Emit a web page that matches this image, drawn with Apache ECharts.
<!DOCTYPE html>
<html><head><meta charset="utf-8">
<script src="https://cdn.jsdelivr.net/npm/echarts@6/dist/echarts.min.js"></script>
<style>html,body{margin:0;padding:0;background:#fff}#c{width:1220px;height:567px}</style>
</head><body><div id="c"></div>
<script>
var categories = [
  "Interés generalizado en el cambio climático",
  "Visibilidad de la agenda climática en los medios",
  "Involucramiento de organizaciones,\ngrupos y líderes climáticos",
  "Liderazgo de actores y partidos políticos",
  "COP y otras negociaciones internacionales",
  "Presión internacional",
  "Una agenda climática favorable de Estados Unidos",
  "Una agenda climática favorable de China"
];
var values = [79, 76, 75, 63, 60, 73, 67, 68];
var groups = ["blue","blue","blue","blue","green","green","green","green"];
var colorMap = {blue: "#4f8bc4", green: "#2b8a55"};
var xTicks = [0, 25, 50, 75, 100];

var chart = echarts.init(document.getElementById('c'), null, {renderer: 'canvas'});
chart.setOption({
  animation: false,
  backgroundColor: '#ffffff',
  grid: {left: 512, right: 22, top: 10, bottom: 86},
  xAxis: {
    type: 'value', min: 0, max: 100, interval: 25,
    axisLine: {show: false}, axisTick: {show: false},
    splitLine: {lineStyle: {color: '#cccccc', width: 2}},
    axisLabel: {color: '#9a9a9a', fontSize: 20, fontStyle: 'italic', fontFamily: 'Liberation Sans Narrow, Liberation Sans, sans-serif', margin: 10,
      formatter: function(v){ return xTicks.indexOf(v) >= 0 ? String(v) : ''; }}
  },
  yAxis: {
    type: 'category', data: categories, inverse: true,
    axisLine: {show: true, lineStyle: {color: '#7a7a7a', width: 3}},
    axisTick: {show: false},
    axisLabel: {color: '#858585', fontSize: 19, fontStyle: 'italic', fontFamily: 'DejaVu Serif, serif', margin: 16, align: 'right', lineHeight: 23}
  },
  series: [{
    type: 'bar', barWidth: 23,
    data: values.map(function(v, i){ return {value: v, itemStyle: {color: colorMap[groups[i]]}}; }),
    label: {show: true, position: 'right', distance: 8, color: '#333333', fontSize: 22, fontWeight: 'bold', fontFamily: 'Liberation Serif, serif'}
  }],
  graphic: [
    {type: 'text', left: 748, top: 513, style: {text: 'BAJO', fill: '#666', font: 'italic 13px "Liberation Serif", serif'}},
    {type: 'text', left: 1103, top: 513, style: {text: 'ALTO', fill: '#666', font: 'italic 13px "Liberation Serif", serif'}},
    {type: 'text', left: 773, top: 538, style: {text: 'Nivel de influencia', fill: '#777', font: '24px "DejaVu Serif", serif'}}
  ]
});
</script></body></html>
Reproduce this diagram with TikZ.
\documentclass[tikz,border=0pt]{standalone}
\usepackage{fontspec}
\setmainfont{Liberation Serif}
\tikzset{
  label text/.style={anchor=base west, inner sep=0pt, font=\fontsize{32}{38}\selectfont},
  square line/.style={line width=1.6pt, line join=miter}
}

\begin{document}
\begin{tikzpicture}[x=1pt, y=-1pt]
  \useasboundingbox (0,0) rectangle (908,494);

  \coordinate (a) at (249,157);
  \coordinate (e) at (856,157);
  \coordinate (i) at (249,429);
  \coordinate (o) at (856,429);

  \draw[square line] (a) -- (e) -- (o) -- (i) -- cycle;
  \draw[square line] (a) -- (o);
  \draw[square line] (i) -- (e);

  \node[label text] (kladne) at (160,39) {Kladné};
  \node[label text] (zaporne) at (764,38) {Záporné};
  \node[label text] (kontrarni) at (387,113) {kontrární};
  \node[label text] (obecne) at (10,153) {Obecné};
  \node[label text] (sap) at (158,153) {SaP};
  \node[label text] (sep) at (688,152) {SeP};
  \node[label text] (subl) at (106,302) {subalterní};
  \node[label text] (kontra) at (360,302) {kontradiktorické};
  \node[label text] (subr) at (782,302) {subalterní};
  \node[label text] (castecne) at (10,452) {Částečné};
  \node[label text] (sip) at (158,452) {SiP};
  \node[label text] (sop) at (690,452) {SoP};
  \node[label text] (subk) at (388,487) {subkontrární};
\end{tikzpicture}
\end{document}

==================================================

EXERCISE DIRECTIONS: Repeat word for word the stretch of lines from the one with "Reproduce this diagram with TikZ." down to the one with "line] (i) -- (e);", both included.

ANSWER FOR THE TASK:
Reproduce this diagram with TikZ.
\documentclass[tikz,border=0pt]{standalone}
\usepackage{fontspec}
\setmainfont{Liberation Serif}
\tikzset{
  label text/.style={anchor=base west, inner sep=0pt, font=\fontsize{32}{38}\selectfont},
  square line/.style={line width=1.6pt, line join=miter}
}

\begin{document}
\begin{tikzpicture}[x=1pt, y=-1pt]
  \useasboundingbox (0,0) rectangle (908,494);

  \coordinate (a) at (249,157);
  \coordinate (e) at (856,157);
  \coordinate (i) at (249,429);
  \coordinate (o) at (856,429);

  \draw[square line] (a) -- (e) -- (o) -- (i) -- cycle;
  \draw[square line] (a) -- (o);
  \draw[square line] (i) -- (e);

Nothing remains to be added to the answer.